25 Dan zal niemand voor u stand kunnen houden, en zal Jahweh, uw God, vrees en ontzetting voor u over heel het land doen komen, dat gij doorkruist, zoals Hij het u heeft beloofd.
Yahweh our God will cause all the people in that land to be afraid of you, which is what he promised, with the result that no people-group will be able to stop you.
26 Ziet, heden houd ik u zegen voor en vloek.
“Listen carefully: Today I am telling you [that Yahweh will either] bless [you or he will] curse you.
27 Zegen, zo gij gehoorzaamt aan de geboden van Jahweh, uw God, die ik u heden ga geven!
If you obey the commandments of Yahweh our God that I am giving to you today, he will bless you.
28 Vloek, zo gij niet gehoorzaamt aan de geboden van Jahweh, uw God, maar de weg verlaat, die ik u heden toon en vreemde goden naloopt, die gij niet kent.

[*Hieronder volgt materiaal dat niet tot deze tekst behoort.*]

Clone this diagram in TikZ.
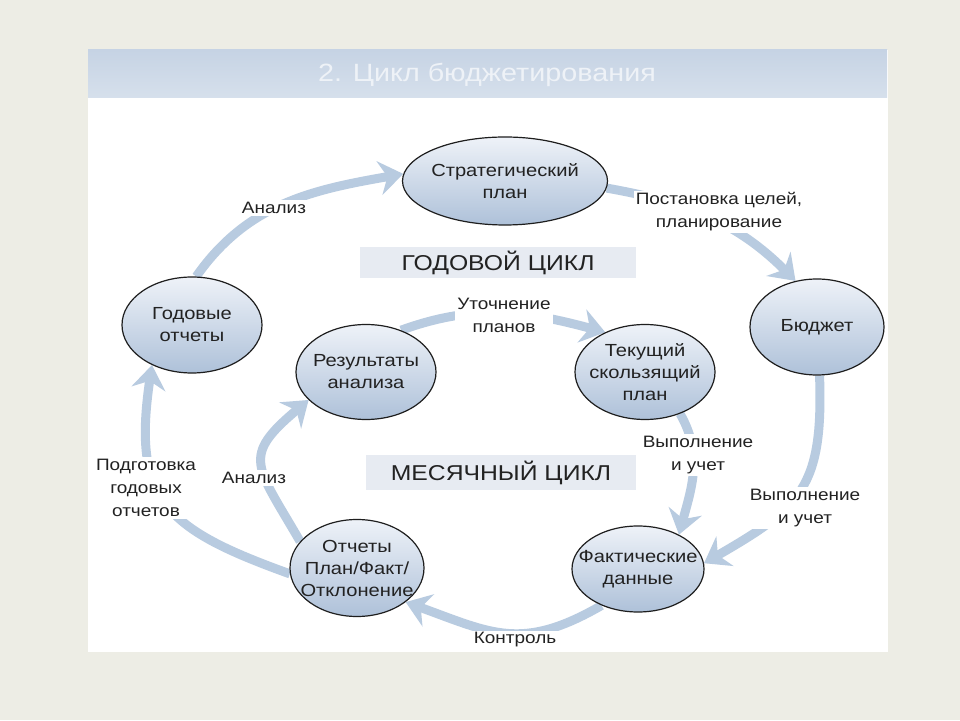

If you do not obey them, and if you turn away from him to worship other gods that you have never known about before, he will curse you.
29 En wanneer Jahweh, uw God, u in het land heeft gebracht, dat gij nu in bezit gaat nemen, dan moet ge de zegen op de berg Gerizzim vastleggen, en de vloek op de berg Ebal;
And when Yahweh brings you into the land that you are about to enter and occupy, [some of you must stand on top of] Gerizim Mountain and proclaim what will cause Yahweh to bless you, and [the others must stand on top of] Ebal Mountain and proclaim [what will cause Yahweh to] curse you.”
30 zij liggen aan de overkant van de Jordaan achter de westelijke weg, in het land der Kanaänieten, die in de Araba wonen, en tegenover Gilgal en naast de eik van More.
(Those two mountains are [RHQ] west of the Jordan [River], west of the Jordan Valley near the huge oak tree at Moreh [village] in the land where the Canaan people-group lives. They live close to the sacred trees near Gilgal.)
31 Waarachtig, gij trekt nu over de Jordaan, om het land, dat Jahweh, uw God, u geeft, in bezit te gaan nemen! Maar als gij het in bezit hebt genomen en daar woont,
“You will soon cross the Jordan [River] to occupy the land that Yahweh our God is giving to you. When you enter that land and start to live there,
32 zorgt er dan voor, alle bepalingen en voorschriften te onderhouden, die ik heden ga geven.
be sure to obey all the rules and regulations that I am giving to you today.”